Halepli bu marangoz aldığı bu karar gereği başlayacak bu minberi yapmaya ve sonunda her göreni hayran bırakacak bir minber yapacaktı. Dükkânına gelen müşteriler hayran hayran tek bir çivi kullanılmadan yapılan bu minberin hangi mescide ait olduklarını merak edip soracaklar, marangoz ise herkesi gözyaşına boğacak olan şu cevabı verecekti: “İnşallah bu minber Müslümanları bekleyen Mescid-i Aksa’nın olacaktır.” Ve bir gün bu marangozun önünden 5-6 yaşlarında bir çocuk geçecek, o güzel minber onunda ilgisini çekecekti. Dakikalarca büyük bir hayranlıkla bu minberi süzecek, sonra içeri girecek ve marangoza o minber ile alakalı sorular soracaktı. Marangoz, minberin Mescid-i Aksa’ya ait olduğunu söylemesi ile bu çocuğun bir anda dünyaları değişecek ve orada bir söz verecekti kendi kendine; “İnşallah! Kudüs’ü fethedecek komutan ben olacağım ve bu minberi Mescid-i Aksa’ya koyacak olan da ben olacağım.” Kimdi bu çocuk? Minberin karşısında bu sözü veren Akif’in deyimiyle; “şarkın en sevgili sultanı Selahattin-i Eyyübi’den” başkası değildi.
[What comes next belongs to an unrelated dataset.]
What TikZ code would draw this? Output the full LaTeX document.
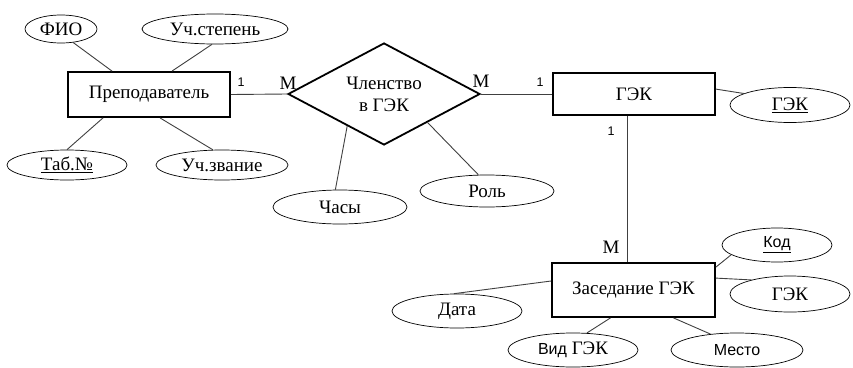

O büyük komutan yıllarca bu işin aşkı ile yanıp, tutuşacaktı. Gülmeyi kendine yasaklayacaktı. “Kudüs işgal altındayken ben nasıl gülebilirim” diyecekti. Bir gece askerlerinin çadırlarını dolaşırken bir çadırdan horlama sesleri duyacak; “İşte buradan mağlubiyetin kokusu geliyor” diyecekti. Başka bir çadırdan Kur’an sesleri duyacaktı. O çadırın askerleri herkes uykuda iken uyanıktılar; kıyamda, rükuda, secdede yada rahlelerinin başında idiler. Selahattin bu çadırı görünce sevinecek; “İşte buradan zaferin kokusu geliyor” diyecekti. Çünkü şarkın en sevgili sultanı çok iyi biliyordu; “Namazlarını diriltenler Kudus’ün sahibi olacaklardır.” O da diriltti, elinin altındaki askerleri de diriltti ve Kudüs yeniden onların oldu. Fetih ne güzel bir tevafuk ki, Recep ayının 27. günü onlara nasip olmuştu. Selahattin fethin hemen arkasından Halep’te ki o minberi getirerek Mescid-i Aksa’ya yerleştirdi.
Eğer namaz müminin miracı ise, miracın mekânı da Kudüs ise, yapılacak iş bellidir. Namazın başını dik tutmak… Namazlarımızın başı dik olunca, inşallah Kudüsümüzün başı da dik olacaktır.